Depuis que j'ai un cobureau qui lit Libé, il me fait part des perles qu'il rencontre. L'article sur Bernard Maris en était une. Celui du jour s'intitule Todd découvre le protectionnisme. Preuve s'il en était besoin que c'est dans les vieilles casseroles qu'on fait les meilleurs populismes. Passons sur le fond : ceux intéressés par la question du protectionnisme pourront aller interroger Éconoclste, qui répond bien mieux que je ne pourrais le faire à cette question. On me signale dans mon oreillette que les usual suspects du Monde s'y sont collés aussi.

Ce que je remarque dans ce texte, c'est surtout la manière dont Emmanuel Todd et Marcel Gauchet refusent par avance d'entendre les arguments des économistes sur la question:

Le protectionnisme est une discussion qu'il faut avoir sur le fond. J'en ai plus qu'assez des arguments d'autorité des économistes. (Marcel Gauchet)

verrou intellectuel de la société française : le dogme du libre-échange (Emmanuel Todd)

Pour une fois que les économistes sont à peu près d'accord sur quelque chose, on préfère ne pas les entendre: c'est tellement plus facile de condamner le discours d'en face comme idéologique, ça évite d'avoir à se confronter à des arguments chiffrés. Mais le plus drôle dans l'histoire, c'est que sur le point considéré, il existe un large consensus... sur précisément les positions défendues par Todd et Gauchet : pour une économie importante, comme l'Union Européenne, qui n'a pas trop à craindre une détérioration des termes de l'échanges, le niveau optimal de protection à court terme est strictement positif. En d'autres termes, si on ne s'occupe que de l'UE, et que des cinq prochaines années, alors effectivement, la mise en place de barrières douanières est une bonne choses.
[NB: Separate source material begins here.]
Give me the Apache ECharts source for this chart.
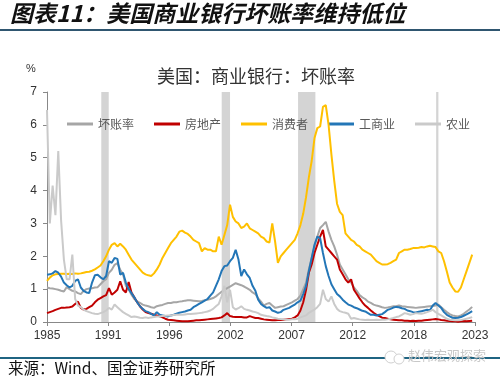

L'ennui, c'est qu'un tel exposé mettrait en valeur ce que Todd et Gauchet préfèrerait qu'on laisse sous le tapis : le protectionnisme a des effets néfastes sur la croissance mondiale à moyen terme, celle des pays pauvres en particulier, et à long terme sur celle de l'UE. Pas étonnant qu'ils n'en veulent pas discuter.

Au passage, le MEDEF écouterait ces propos d'une oreille complaisante. Cela ne m'étonne qu'à moitié, le MEDEF n'étant libéral que quand cela l'arrange.